Syed é muçulmano, reage com um franzir de sobrolho à pergunta sobre se já se sentiu discriminado em Portugal. "Não. Porquê? Somos todos criação de Deus." "A minha religião é pacífica", acrescenta.

Nunca se sentiu discriminado, repete. "Os portugueses respeitam muito os outros. Como no meu Bangladesh", diz, sorridente. E novamente com um ar sério: "O que é que é diferente? A minha roupa é diferente, mas qualquer pessoa se pode vestir como eu. A barba? Qualquer pessoa pode ter barba."

Nem reagrupamento nem legalização

Soares da Costa vem da Guiné-Bissau, empurrado pelas dificuldades económicas que tinha na terra natal: "Ganha-se muito pouco, não dá para esticar." Tinha cá um tio, veio na convicção de podia legalizar-se e pedir o reagrupamento familiar - na Guiné ficaram três filhas, hoje com 13, 11 e 9 anos - a mais nova ainda não tinha nascido quando deixou a Guiné, nunca a viu presencialmente. "Andam no 3.º, no 7.º e no 8.º anos", acrescenta, com um evidente orgulho: "Queria trazê-las para cá, assim não posso fazer nada."

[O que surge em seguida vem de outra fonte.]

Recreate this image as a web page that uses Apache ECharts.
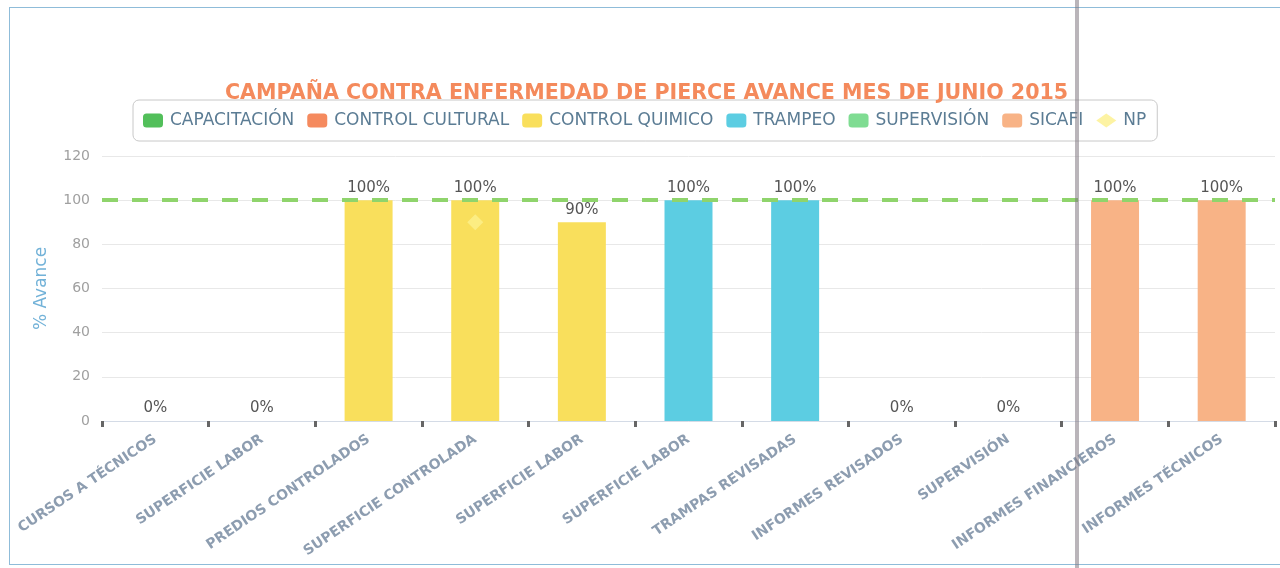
<!DOCTYPE html>
<html>
<head>
<meta charset="utf-8">
<script src="https://cdn.jsdelivr.net/npm/echarts@6/dist/echarts.min.js"></script>
<style>
html,body{margin:0;padding:0;background:#fff;}
#frame{position:absolute;left:9px;top:7px;width:1290px;height:558px;border:1px solid #8fbcd9;box-sizing:border-box;}
#chart{position:absolute;left:0;top:0;width:1280px;height:568px;}
#fold{position:absolute;left:1075px;top:0;width:4px;height:568px;background:rgba(130,120,130,0.55);}
</style>
</head>
<body>
<div id="frame"></div>
<div id="chart"></div>
<div id="fold"></div>
<script>
const titleText = 'CAMPAÑA CONTRA ENFERMEDAD DE PIERCE AVANCE MES DE JUNIO 2015';
const categories = ['CURSOS A TÉCNICOS','SUPERFICIE LABOR','PREDIOS CONTROLADOS','SUPERFICIE CONTROLADA','SUPERFICIE LABOR','SUPERFICIE LABOR','TRAMPAS REVISADAS','INFORMES REVISADOS','SUPERVISIÓN','INFORMES FINANCIEROS','INFORMES TÉCNICOS'];
const seriesNames = ['CAPACITACIÓN','CONTROL CULTURAL','CONTROL QUIMICO','TRAMPEO','SUPERVISIÓN','SICAFI','NP'];
const capacitacion   = [0,'-','-','-','-','-','-','-','-','-','-'];
const controlCultural= ['-',0,'-','-','-','-','-','-','-','-','-'];
const controlQuimico = ['-','-',100,100,90,'-','-','-','-','-','-'];
const trampeo        = ['-','-','-','-','-',100,100,'-','-','-','-'];
const supervision    = ['-','-','-','-','-','-','-',0,0,'-','-'];
const sicafi         = ['-','-','-','-','-','-','-','-','-',100,100];
const np             = ['-','-','-',90,'-','-','-','-','-','-','-'];
const goal = 100;
const yTicks = {min:0, max:120, interval:20};

const colors = ['#52bf5a','#f58a5e','#f9df5c','#5ccde2','#7fdc92','#f8b386','#fdf08c'];
const barData = [capacitacion, controlCultural, controlQuimico, trampeo, supervision, sicafi];

const series = barData.map((d,i)=>({
  name: seriesNames[i],
  type:'bar',
  stack:'all',
  data:d,
  barWidth:'45%',
  itemStyle:{color:colors[i]},
  label:{show:true, position:'top', distance:5, formatter:'{c}%', color:'#555', fontSize:15, fontFamily:'DejaVu Sans'},
  markLine: i===0 ? {
    silent:true, symbol:'none', label:{show:false},
    lineStyle:{type:[16,14], color:'#8fd46c', width:4, opacity:1},
    data:[{yAxis:goal}]
  } : undefined
}));
series.push({
  name: seriesNames[6],
  type:'scatter',
  data: np,
  symbol:'diamond',
  symbolSize:16,
  itemStyle:{color:colors[6]},
  z:5
});

const chart = echarts.init(document.getElementById('chart'));
chart.setOption({
  animation:false,
  color:colors,
  title:{
    text:titleText, left:220, top:78,
    textStyle:{color:'#f48a5c', fontSize:20.6, fontWeight:'bold', fontFamily:'DejaVu Sans'}
  },
  legend:{
    top:100, left:133,
    data: seriesNames.map((n,i)=> i===6 ? {name:n, icon:'diamond'} : {name:n, icon:'roundRect'}),
    itemWidth:20, itemHeight:14, itemGap:13,
    padding:[12,11,12,10],
    borderColor:'#c8c8c8', borderWidth:1, borderRadius:6,
    textStyle:{color:'#5b7c94', fontSize:17, fontFamily:'DejaVu Sans', padding:[0,0,0,2]}
  },
  grid:{left:102, right:5, top:156, bottom:147, containLabel:false},
  xAxis:{
    type:'category', data:categories,
    axisLine:{lineStyle:{color:'#d4dbe6'}},
    axisTick:{show:true, length:6, lineStyle:{color:'#666', width:3}},
    axisLabel:{rotate:34, interval:0, color:'#8d9db0', fontSize:14, fontWeight:'bold', fontFamily:'DejaVu Sans', margin:17}
  },
  yAxis:{
    type:'value', min:yTicks.min, max:yTicks.max, interval:yTicks.interval,
    name:'% Avance', nameLocation:'middle', nameGap:52, nameRotate:90,
    nameTextStyle:{color:'#72b2d8', fontSize:17, fontFamily:'DejaVu Sans'},
    axisLine:{show:false}, axisTick:{show:false},
    axisLabel:{color:'#a0a0a0', fontSize:14, fontFamily:'DejaVu Sans', margin:12},
    splitLine:{lineStyle:{color:'#e8e8e8'}}
  },
  series:series
});
</script>
</body>
</html>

Soares da Costa não quer falar dos primeiros anos que passou em Portugal - fazendo as contas à idade da filha terá sido em 2009. Diz que só em 2015 conseguiu um contrato de trabalho que lhe permitiu avançar para o processo de legalização. Trabalha nas Caldas da Rainha, "na madeira", diz, antes de acrescentar que a cada três meses manda "300 euros" para as meninas, na Guiné. "Já fui ao SEF três ou quatro vezes, já paguei 250 euros", lamenta.

Números divergem

É indeterminado o número de estrangeiros indocumentados que residem e trabalham em Portugal. Timóteo Macedo fala em valores na casa dos 30 mil. José Manuel Pureza sublinha que não se sabe ao certo, mas que estaremos a falar em "vários milhares, na casa das dezenas de milhares" de pessoas. Em março deste ano, numa audição na Assembleia da República, a ministra da Administração Interna, Constança Urbano de Sousa, apontou para o número de 3500 processos de imigrantes legais que pediram autorização de residência. Já ao DN, o ministério explicou então que estavam fora deste balanço os processos já registados, mas ainda sem tratamento por parte do SEF ou os que não avançaram por falta, por exemplo, do requisito de entrada legal no país.